Friday 7 May 2010

2010:365:127 Home again ... but still thinking about Turkey!

Fresh warm rhubarb from the garden makes a great lunch - and gives the photograph for today as well.  It doesn't feel as if I've quite landed yet so taking a picture of the rhubarb and some spring flowers seemed a good idea.  Everything has changed in just one week.  The trees are now fully green and look beautiful; the bluebells are taking over from narcissii and daffodils.
Beyond this little bunch on the windowsill the garden azaleas are in full glorious bloom.  It is a fantastic time of the year for changing beauty and colour.
Although in my head I'm still wandering around Turkey and taking pictures of the Mediterranean plants.  Even while sitting in the Ulster Hall tonight listening to the Ulster Orchestra, and then to a piano recital, the light chandeliers reminded me so much of one of the last pictures taken yesterday - was it only yesterday?  
The great fragrant clusters of the datura flower heads give a heady perfume to the evening air and this bush, near to a restaurant where we ate, was a particularly fine variety.  
Yesterday was filled with good things.  A leisurely morning followed by a tasty lunch on the balcony.  And then a trip to Patara en route for the airport.  I'd never really thought much about Patara other than knowing it as a place on a map.
Saint Paul set off for Rome from the port....
Saint Nicholas was born there....
The Bishop of Patara was an important figure at the Council of Nicaea....
but as a place, I'd not even tried to imagine it.  Just as well, really!  Ten square kilometres of building after building after building....  I couldn't believe my eyes.  At every turn in the road there were more ruins, arches, pavements.

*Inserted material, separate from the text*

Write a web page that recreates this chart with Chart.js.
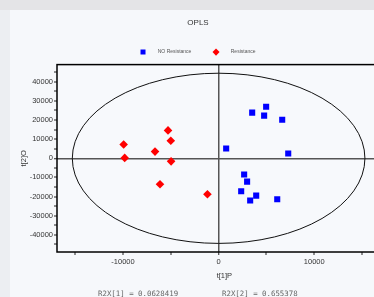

The ground all round as far as you could see was covered with worked stone and the foundations of once spectacular structures.
Patara is amazing.  Time would fail me if I were to begin to describe the magnificence of these finds which are slowly but surely being uncovered and restored.  
Bigger and steeper than the one at Kas the amphitheatre must have been an awesome sight.  
The hills all around Patara are like giant jigsaw puzzles with the pieces set out in rows just waiting to be inserted into the right place.
Inscriptions and columns that must have been covered for hundreds of years are a crisp as the day they were carved.  
It was hard to take in the size and scale of this place.  You'd need to return again and again to gain any kind of accurate picture of just what an important port this town must have been.
It will get me looking around for more bits of information about it over the next wee while.  Of course no photographing day would be complete without a few close up pictures.  There'll be more on Shutterfly in a day or two but the snails at Patara were unusual.  They congregated in huge numbers and in places you couldn't walk over the ground without wiping out whole colonies of them.
I had never seen anything like it before!
Patara is famous also for its turtle beach - eighteen kilometres of it!  You'd not see the turtles during the day and the beach is a restricted zone at night....but I can imagine them scurrying over this soft sand down to the water.  What a sight that must be!  
No doubt over the next while there will be photographs of Turkey that slip into the occasional blog....but for now....I'll just raise a final glass to a fantastic holiday!

Let all creation join in one
to bless the sacred name
of him that sits upon the throne,
and to adore the Lamb.

Church Hymnal number 332
"Come, let us join our cheerful songs" by Isaac Watts.

1 comment:

Loey said...

I really enjoy the information you have written about your photos it is so interesting to read the history and see the beauty of these places.